What you are asked to do ▸ Your task is to retype, word for word, the lines from the start of the data through the line holding "yr = ymax - ymin". Do not include the pictures.

[begin Exercise materials]

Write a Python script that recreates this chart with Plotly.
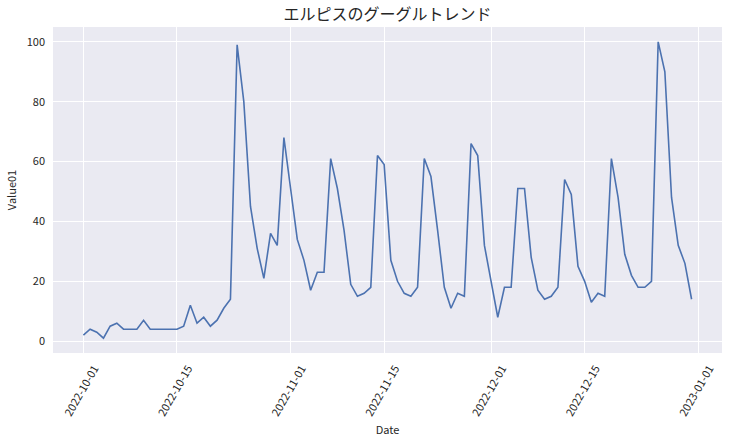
import pandas as pd
import plotly.graph_objects as go

start_date = "2022-10-01"
values = [2, 4, 3, 1, 5, 6, 4, 4, 4, 7, 4, 4, 4, 4, 4, 5, 12, 6, 8, 5,
          7, 11, 14, 99, 80, 45, 31, 21, 36, 32, 68, 51, 34, 27, 17, 23, 23, 61, 51, 37,
          19, 15, 16, 18, 62, 59, 27, 20, 16, 15, 18, 61, 55, 37, 18, 11, 16, 15, 66, 62,
          32, 20, 8, 18, 18, 51, 51, 28, 17, 14, 15, 18, 54, 49, 25, 20, 13, 16, 15, 61,
          48, 29, 22, 18, 18, 20, 100, 90, 48, 32, 26, 14]
dates = pd.date_range(start_date, periods=len(values), freq="D")
tick_dates = ["2022-10-01", "2022-10-15", "2022-11-01", "2022-11-15",
              "2022-12-01", "2022-12-15", "2023-01-01"]
y_ticks = [0, 20, 40, 60, 80, 100]

span = (dates[-1] - dates[0])
x0 = dates[0] - span * 0.05
x1 = dates[-1] + span * 0.05
ymin, ymax = min(values), max(values)
yr = ymax - ymin

font = "Noto Sans CJK JP"
fig = go.Figure(go.Scatter(x=dates, y=values, mode="lines",
                           line=dict(color="#4C72B0", width=1.6)))
fig.update_layout(
    width=729, height=444,
    margin=dict(l=53, r=7, t=27, b=91),
    paper_bgcolor="white", plot_bgcolor="#EAEAF2",
    font=dict(family=font, color="#262626", size=11),
    title=dict(text="エルピスのグーグルトレンド", x=(53 + 722) / 2 / 729, xanchor="center",
               y=1 - 14 / 444, yanchor="middle", font=dict(size=16, color="#262626")),
    showlegend=False,
)
fig.update_xaxes(range=[x0, x1], tickvals=tick_dates, ticktext=tick_dates,
                 tickangle=-60, showgrid=True, gridcolor="white", gridwidth=1,
                 zeroline=False, showline=False, ticks="", automargin=False,
                 ticklabelshift=11, ticklabelstandoff=6,
                 title=dict(text="Date", font=dict(size=11), standoff=8))
fig.update_yaxes(range=[ymin - 0.05 * yr, ymax + 0.05 * yr], tickvals=y_ticks,
                 showgrid=True, gridcolor="white", gridwidth=1,
                 zeroline=False, showline=False, ticks="", automargin=False,
                 ticklabelstandoff=7,
                 title=dict(text="Value01", font=dict(size=11), standoff=7))
fig.write_html("out.html", post_script="document.body.style.margin='0';",
               config={"displayModeBar": False})
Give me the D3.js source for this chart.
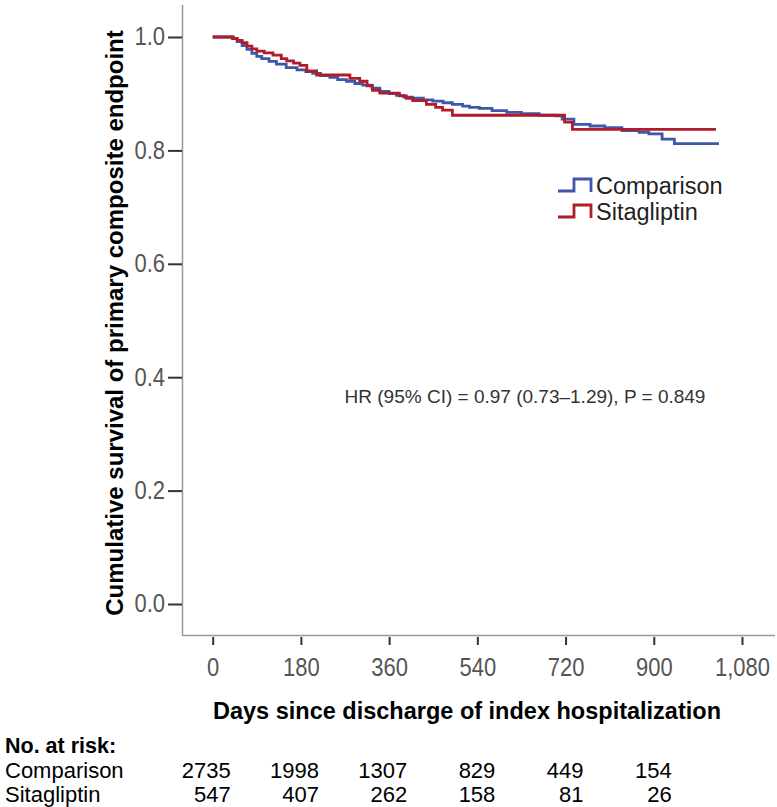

[end Exercise materials]

Result of the exercise ▸
Write a Python script that recreates this chart with Plotly.
import pandas as pd
import plotly.graph_objects as go

start_date = "2022-10-01"
values = [2, 4, 3, 1, 5, 6, 4, 4, 4, 7, 4, 4, 4, 4, 4, 5, 12, 6, 8, 5,
          7, 11, 14, 99, 80, 45, 31, 21, 36, 32, 68, 51, 34, 27, 17, 23, 23, 61, 51, 37,
          19, 15, 16, 18, 62, 59, 27, 20, 16, 15, 18, 61, 55, 37, 18, 11, 16, 15, 66, 62,
          32, 20, 8, 18, 18, 51, 51, 28, 17, 14, 15, 18, 54, 49, 25, 20, 13, 16, 15, 61,
          48, 29, 22, 18, 18, 20, 100, 90, 48, 32, 26, 14]
dates = pd.date_range(start_date, periods=len(values), freq="D")
tick_dates = ["2022-10-01", "2022-10-15", "2022-11-01", "2022-11-15",
              "2022-12-01", "2022-12-15", "2023-01-01"]
y_ticks = [0, 20, 40, 60, 80, 100]

span = (dates[-1] - dates[0])
x0 = dates[0] - span * 0.05
x1 = dates[-1] + span * 0.05
ymin, ymax = min(values), max(values)
yr = ymax - ymin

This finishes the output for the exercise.